Barlow arrived, bringing one of the techs with him. Card ran through the whole explanation again, and they went over and peered in the metal debris bin, and after taking a photograph, the tech started digging through it, throwing non-relevant bits and pieces into a trash can that Card wheeled over. After two or three minutes, he said, “There it is.”
He was wearing yellow plastic evidence gloves, and he stripped them off, pulled on a fresh one, then reached down and slipped two fingers inside a three-inch length of pipe and lifted it out. The pipe had been crushed at one end; the other end showed bright steel where the blade had gone through it.
Card said, “That’s it.”
They all looked at it for a moment, then Barlow asked the tech, “What do you think?”
“I’d be really surprised if this isn’t a piece of the bomb pipe,” the tech said. “It’s exactly the right size, the cut looks the same as in the end we found, the material looks exactly the same-we can check that in the lab-and it looks like it was used as a piece of old plumbing pipe, a water pipe, same as the bombs. I’d say he cut it off to get rid of the crushed part. He wanted access to both ends.”

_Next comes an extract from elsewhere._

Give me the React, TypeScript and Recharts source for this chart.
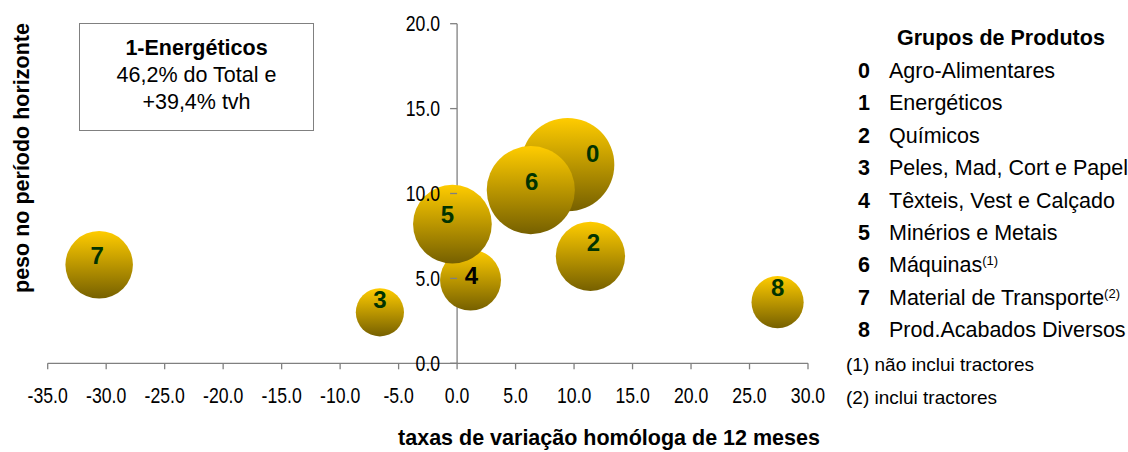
import { ScatterChart, Scatter, XAxis, YAxis, ZAxis, ReferenceLine, ReferenceDot } from 'recharts'

// grupos de produtos (o grupo 1 fica fora da escala e vai na caixa)
const grupos = ['0', '2', '3', '4', '5', '6', '7', '8']
const taxaVariacao = [9.45, 11.4, -6.6, 1.15, -0.4, 6.3, -30.6, 27.4]
const pesoHorizonte = [11.7, 6.3, 3.0, 4.9, 8.2, 10.2, 5.8, 3.6]
const dimensao = [21.8, 12.0, 5.8, 9.3, 15.5, 19.4, 11.4, 6.8]

const xTicks = [-35, -30, -25, -20, -15, -10, -5, 0, 5, 10, 15, 20, 25, 30]
const yTicks = [0, 5, 10, 15, 20]

const legendNums = ['0', '1', '2', '3', '4', '5', '6', '7', '8']
const legendNames = [
  'Agro-Alimentares',
  'Energéticos',
  'Químicos',
  'Peles, Mad, Cort e Papel',
  'Têxteis, Vest e Calçado',
  'Minérios e Metais',
  'Máquinas',
  'Material de Transporte',
  'Prod.Acabados Diversos',
]
const legendSup = ['', '', '', '', '', '', '(1)', '(2)', '']
const notas = ['(1) não inclui tractores', '(2) inclui tractores']
const caixa = ['1-Energéticos', '46,2% do Total e', '+39,4% tvh']

const data = grupos.map((g, i) => ({ g, x: taxaVariacao[i], y: pesoHorizonte[i], z: dimensao[i] }))

const FONT = '"Liberation Sans", Arial, sans-serif'
const AXIS = '#808080'
const NARROW_SCALE = 0.82 // fake Arial Narrow for the tick numbers

// small manual nudges for the bubble numbers
const NUDGE: Record<string, [number, number]> = {
  '0': [25, -11], '2': [3, -14], '3': [0, -13], '4': [1, -5],
  '5': [-5, -10], '6': [1, -9], '7': [-2, -9], '8': [0, -15],
}

const Bubble = (props: any) => {
  const { cx, cy, width, size, payload } = props
  const r = width ? width / 2 : Math.sqrt(size / Math.PI)
  const [dx, dy] = NUDGE[payload.g] ?? [0, -10]
  return (
    <g>
      <circle cx={cx} cy={cy} r={r} fill="url(#ouro)" />
      <text
        x={cx + dx}
        y={cy + dy}
        textAnchor="middle"
        dominantBaseline="central"
        fontFamily={FONT}
        fontWeight="bold"
        fontSize={24}
        fill={payload.g === '4' ? '#000000' : '#003300'}
      >
        {payload.g}
      </text>
    </g>
  )
}

const XTick = (props: any) => {
  const { x, y, payload } = props
  return (
    <text
      transform={`translate(${x},${y}) scale(${NARROW_SCALE},1)`}
      textAnchor="middle"
      dy="0.71em"
      fontFamily={FONT}
      fontSize={21.5}
      fill="#000"
    >
      {payload.value.toFixed(1)}
    </text>
  )
}

const YTick = (props: any) => {
  const { cx, cy, value } = props
  return (
    <g>
      <line x1={cx - 7} x2={cx} y1={cy} y2={cy} stroke={AXIS} strokeWidth={1.3} />
      <text
        transform={`translate(${cx - 17},${cy}) scale(${NARROW_SCALE},1)`}
        textAnchor="end"
        dominantBaseline="central"
        fontFamily={FONT}
        fontSize={21.5}
        fill="#000"
      >
        {value.toFixed(1)}
      </text>
    </g>
  )
}

export default function App() {
  return (
    <div style={{ position: 'absolute', left: 0, top: 0, width: 1128, height: 452, background: '#fff', fontFamily: FONT }}>
      <ScatterChart width={1128} height={452} margin={{ top: 23.7, right: 320, bottom: 0, left: 47.7 }}>
        <defs>
          <linearGradient id="ouro" x1="0" y1="0" x2="0" y2="1">
            <stop offset="0%" stopColor="#FFCC00" />
            <stop offset="100%" stopColor="#766000" />
          </linearGradient>
        </defs>
        <XAxis
          type="number"
          dataKey="x"
          domain={[-35, 30]}
          ticks={xTicks}
          interval={0}
          height={88.7}
          tickSize={6}
          tickMargin={18.4}
          axisLine={{ stroke: AXIS, strokeWidth: 1.3 }}
          tickLine={{ stroke: AXIS, strokeWidth: 1.3 }}
          tick={<XTick />}
        />
        <YAxis type="number" dataKey="y" domain={[0, 20]} ticks={yTicks} hide />
        <ZAxis type="number" dataKey="z" domain={[0, 25]} range={[0, 7854]} />
        <ReferenceLine x={0} stroke={AXIS} strokeWidth={1.3} />
        <Scatter data={data} shape={<Bubble />} isAnimationActive={false} />
        {yTicks.map((v) => (
          <ReferenceDot key={v} x={0} y={v} ifOverflow="visible" shape={(p: any) => <YTick {...p} value={v} />} />
        ))}
      </ScatterChart>

      {/* caixa do grupo 1 */}
      <div
        style={{
          position: 'absolute', left: 79, top: 22.7, width: 235, height: 108, boxSizing: 'border-box',
          border: `1.5px solid ${AXIS}`, textAlign: 'center', fontSize: 21.5, lineHeight: '27px', paddingTop: 11,
        }}
      >
        {caixa.map((t, i) => (
          <div key={t} style={{ fontWeight: i === 0 ? 'bold' : 'normal' }}>{t}</div>
        ))}
      </div>

      {/* titulo eixo y */}
      <div
        style={{
          position: 'absolute', left: 22 - 160, top: 158 - 13, width: 320, height: 26, lineHeight: '26px',
          textAlign: 'center', fontWeight: 'bold', fontSize: 21.5, transform: 'rotate(-90deg)',
        }}
      >
        peso no período horizonte
      </div>

      {/* titulo eixo x */}
      <div
        style={{
          position: 'absolute', left: 609 - 260, top: 425, width: 520, lineHeight: '26px',
          textAlign: 'center', fontWeight: 'bold', fontSize: 21.5,
        }}
      >
        taxas de variação homóloga de 12 meses
      </div>

      {/* legenda */}
      <div style={{ position: 'absolute', left: 897, top: 25, lineHeight: '26px', fontWeight: 'bold', fontSize: 21.5, whiteSpace: 'nowrap' }}>
        Grupos de Produtos
      </div>
      {legendNames.map((name, i) => (
        <div key={name} style={{ position: 'absolute', left: 846, top: 58 + i * 32.4, lineHeight: '26px', fontSize: 21.5, whiteSpace: 'nowrap' }}>
          <span style={{ display: 'inline-block', width: 24, textAlign: 'right', fontWeight: 'bold' }}>{legendNums[i]}</span>
          <span style={{ marginLeft: 19 }}>{name}</span>
          {legendSup[i] && <sup style={{ fontSize: 13, verticalAlign: 'top', lineHeight: '18px' }}>{legendSup[i]}</sup>}
        </div>
      ))}
      {notas.map((n, i) => (
        <div key={n} style={{ position: 'absolute', left: 846, top: 353 + i * 33, lineHeight: '24px', fontSize: 19, whiteSpace: 'nowrap' }}>
          {n}
        </div>
      ))}
    </div>
  )
}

Barlow turned to Virgil and said, “Good catch.”
“Not me,” Virgil said. “It was Jesse and his gang.”
Card said, “Man, this is something else. This is a story.”
Barlow would send the pipe end to the ATF lab to see if any fingerprints or DNA could be recovered.
As Virgil was leaving, he asked Card if he knew the fly fisherman George Peck. “Oh, sure, I know George. Why?”
“Is he an instructor here?”
“No, no. He’s the town photographer,” Card said. “He does portraits and high school yearbooks and so on. He’s a blowhard, in my opinion. Harmless, though.”
“I met him up on the Butternut, fly-fishing.”
“Was he wearing that white suit?” Card asked.
“Yeah. I’d never seen anything quite like it,” Virgil said.
“That’s George. He can’t just be a fly fisherman, he has to be an antique fly fisherman. He’s also a member of a tommy-gun club over in Wisconsin. They get together and shoot tommy guns. He collects pocket watches. He’s got an enormous camera, a hundred years old, the size of a Volkswagen. He uses it to go around and document authentic people. He used to be a glider pilot. A regular airplane wasn’t exotic enough-he had to go up without an engine.”
“Authentic people?”
“You know. Poor people, I guess,” Card said. “I’ve known him a long time. Since we were kids. Wouldn’t hurt a fly. You don’t seriously suspect him?”
“No, no. Just doing market research,” Virgil said.
Before going back to his truck, Virgil walked down to the college admissions department and got a copy of the current class catalog, which also listed instructors. The woman behind the admissions desk told him that all instructors, both full-time and part-time, were listed on the college’s website, and most had e-mail addresses.
He sat in the 4Runner for a few minutes, flipping through the catalog. There were dozens of courses, more dozens of instructors. Browsing through the list of courses, he realized that the level of technical sophistication meant that not only the instructors, but the students, could almost certainly build any kind of bomb you wanted.
Including, he thought, atomic. Even if they couldn’t provide the plutonium, they almost certainly could build the mechanism of an atomic bomb, with their computer-assisted design programs: Electronics technology, engineering CAD technology, machine-tool technology, manufacturing engineering technology, mechanical design tech (CAD), research-and-development technology, welding and metal fabrication technology…
A pipe bomb would be child’s play.
In fact, the bombs so far had perhaps been too unsophisticated for the college… but then, there was that pipe debris. Virgil bought the idea that the pipe had been cut in a machine shop, that the bomber had been there.
Ahlquist called: “Everybody’s here for the press conference. You coming?”
Virgil looked at his watch. The time was sneaking past him. “See you in five minutes,” he said. “You know what you’re going to say?”
“Well, it’ll be just like we decided. That we’re making progress, that we’re expecting arrests. It’d be nice if we had made some progress. I’d feel less like a dirty rotten liar, but I guess I can live with it.”
“We did find the bomb factory,” Virgil said. “You could mention that.”
“What?”
“And I’d like to talk to you about market research.”